### [Data segment]
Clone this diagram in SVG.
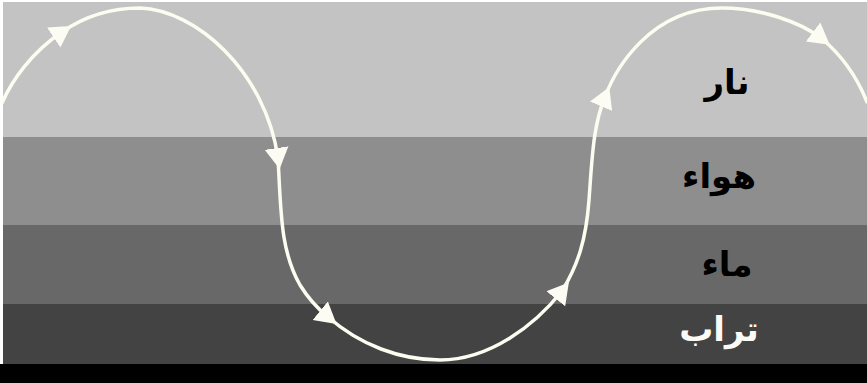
<svg xmlns="http://www.w3.org/2000/svg" width="867" height="383" viewBox="0 0 867 383">
  <style>
    .lbl { font-family: "DejaVu Sans", "Noto Sans", sans-serif; font-weight: bold; font-size: 34px; text-anchor: middle; }
    .dark { fill: #000000; }
    .light { fill: #fbfbf6; }
    .curve { fill: none; stroke: #fdfcf0; stroke-width: 3.5; stroke-linecap: round; }
  </style>
  <defs>
    <marker id="arrow" markerUnits="userSpaceOnUse" markerWidth="26" markerHeight="28" refX="10" refY="13" orient="auto" viewBox="0 0 26 28">
      <path d="M0,1 L21,13 L0,25 z" fill="#fdfcf4"/>
    </marker>
  </defs>
  <rect x="0" y="0" width="867" height="383" fill="#ffffff"/>
  <g id="fire">
    <rect x="3" y="2" width="864" height="135" fill="#c3c3c3"/>
    <text class="lbl dark" x="727" y="94">نار</text>
  </g>
  <g id="air">
    <rect x="3" y="137" width="864" height="88" fill="#8e8e8e"/>
    <text class="lbl dark" x="719" y="188">هواء</text>
  </g>
  <g id="water">
    <rect x="3" y="225" width="864" height="79" fill="#686868"/>
    <text class="lbl dark" x="727" y="276">ماء</text>
  </g>
  <g id="earth">
    <rect x="3" y="304" width="864" height="60" fill="#434343"/>
    <text class="lbl light" x="719" y="341">تراب</text>
  </g>
  <rect x="0" y="364" width="867" height="19" fill="#000000"/>
  <g id="connectors">
    <path class="curve" marker-end="url(#arrow)" d="M2,103 C 12,80 32,52 62,32"/>
    <path class="curve" marker-end="url(#arrow)" d="M62,32 C 85,16 110,8 140,8 C 195,10 265,70 278,158"/>
    <path class="curve" marker-end="url(#arrow)" d="M278,158 C 281,210 280,250 300,285 C 308,298 317,308 328,317"/>
    <path class="curve" marker-end="url(#arrow)" d="M328,317 C 360,345 400,360 440,360 C 490,360 535,325 562,291"/>
    <path class="curve" marker-end="url(#arrow)" d="M562,291 C 578,265 586,240 589,200 C 592,160 593,125 605,97"/>
    <path class="curve" marker-end="url(#arrow)" d="M605,97 C 615,70 650,8 722,8 C 760,8 800,22 821,38"/>
    <path class="curve" d="M821,38 C 838,52 855,72 867,102"/>
  </g>
</svg>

### [Written request]
Produce an exact copy of each line of data, skipping embedded images.

### [Output for this task]
Clone this diagram in SVG.
<svg xmlns="http://www.w3.org/2000/svg" width="867" height="383" viewBox="0 0 867 383">
  <style>
    .lbl { font-family: "DejaVu Sans", "Noto Sans", sans-serif; font-weight: bold; font-size: 34px; text-anchor: middle; }
    .dark { fill: #000000; }
    .light { fill: #fbfbf6; }
    .curve { fill: none; stroke: #fdfcf0; stroke-width: 3.5; stroke-linecap: round; }
  </style>
  <defs>
    <marker id="arrow" markerUnits="userSpaceOnUse" markerWidth="26" markerHeight="28" refX="10" refY="13" orient="auto" viewBox="0 0 26 28">
      <path d="M0,1 L21,13 L0,25 z" fill="#fdfcf4"/>
    </marker>
  </defs>
  <rect x="0" y="0" width="867" height="383" fill="#ffffff"/>
  <g id="fire">
    <rect x="3" y="2" width="864" height="135" fill="#c3c3c3"/>
    <text class="lbl dark" x="727" y="94">نار</text>
  </g>
  <g id="air">
    <rect x="3" y="137" width="864" height="88" fill="#8e8e8e"/>
    <text class="lbl dark" x="719" y="188">هواء</text>
  </g>
  <g id="water">
    <rect x="3" y="225" width="864" height="79" fill="#686868"/>
    <text class="lbl dark" x="727" y="276">ماء</text>
  </g>
  <g id="earth">
    <rect x="3" y="304" width="864" height="60" fill="#434343"/>
    <text class="lbl light" x="719" y="341">تراب</text>
  </g>
  <rect x="0" y="364" width="867" height="19" fill="#000000"/>
  <g id="connectors">
    <path class="curve" marker-end="url(#arrow)" d="M2,103 C 12,80 32,52 62,32"/>
    <path class="curve" marker-end="url(#arrow)" d="M62,32 C 85,16 110,8 140,8 C 195,10 265,70 278,158"/>
    <path class="curve" marker-end="url(#arrow)" d="M278,158 C 281,210 280,250 300,285 C 308,298 317,308 328,317"/>
    <path class="curve" marker-end="url(#arrow)" d="M328,317 C 360,345 400,360 440,360 C 490,360 535,325 562,291"/>
    <path class="curve" marker-end="url(#arrow)" d="M562,291 C 578,265 586,240 589,200 C 592,160 593,125 605,97"/>
    <path class="curve" marker-end="url(#arrow)" d="M605,97 C 615,70 650,8 722,8 C 760,8 800,22 821,38"/>
    <path class="curve" d="M821,38 C 838,52 855,72 867,102"/>
  </g>
</svg>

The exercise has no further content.